If you're drafting someone in the top-five, okay, I'd like to see them by 2014-15, but after those picks, I'm more or less expecting 2+ years of development somewhere for those prospects in general, so I don't really see the KHL contract as a problem unless he signs an extension or expresses little interest in the NHL. These are things you obviously suss out in your scouting interviews and until they're known, no need to punish the player in the rankings for being Russian.

Quote:
Originally Posted by sabresEH View Post
The bolded is what I saw. Potential. He's the player in this draft that 5 years down the road everyone will either go, how the *u*k did we pass on him, or more likely, good thing we passed on him. My Nichuskin suggestion only came from watching the beyond blue and gold where Terry says he wants to see management take more risks. IMO he has one of the biggest upsides in the draft. But may have the least chance of reaching his potential of all first rounders. If we can pick up an extra second. Definitely do it.
Quote:
Originally Posted by Slay View Post
So Grigorenko is with the Sabres but hardly useful. Armia still didn't come over. Point is there is no point to rush things. These players are still coming over (yes, even Kuznetsov). Nichushkin didn't play enough hockey (as most Russians at his age) to rush to the NHL.
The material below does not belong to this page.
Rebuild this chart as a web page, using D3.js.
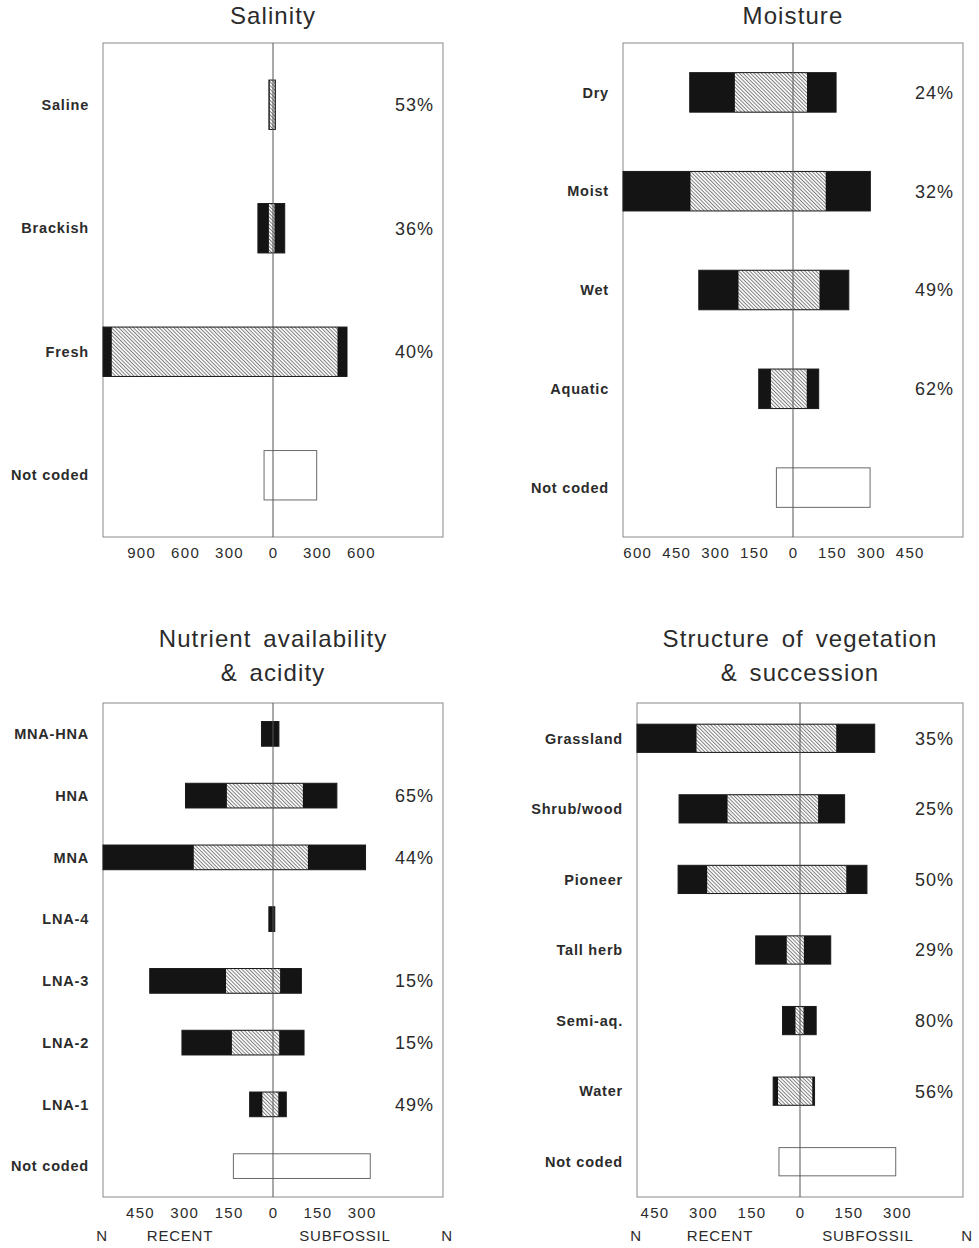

Nichushkin at #2 is little crazy though as he is not as proven as other top players in the draft but I would consider him within top 10 picks and certainly within top 10 forwards.
You can see flashes of Nichushkin's upside through his skating no doubt, but are also forced to make your judgments based on his limited ice. He's getting maybe ten minutes per game at Traktor, which parallels to Grigorenko's time here with us. Nichushkin does see more TOI in VHL and international play, but I didn't watch the latest U18 5-Nations tourney, where he apparently dominated his peers and bumped himself up the latest rankings.

What I'd like to see more of from Nichushkin are more shots and cross-zone passes that come from attacking the middle of the ice. From what I've seen of him and what most highlights will show, he normally goes the perimeter route around guys on his off-wing and then cuts hard to the net. His feet will only create so much for him in the NHL, so if and when he starts making those other plays more consistently, he'll be a handful to stop. As of right now though, the defense will continue to give him the outside and possession on his backhand, with the only true worry being that he'll beat you to the goalmouth if he has the speed/balance to get around you and your check. Hence, why I had the previous IQ question mark in my limited viewings, as I'd like to see him recognize that he could be making more of those other plays to become more dynamic.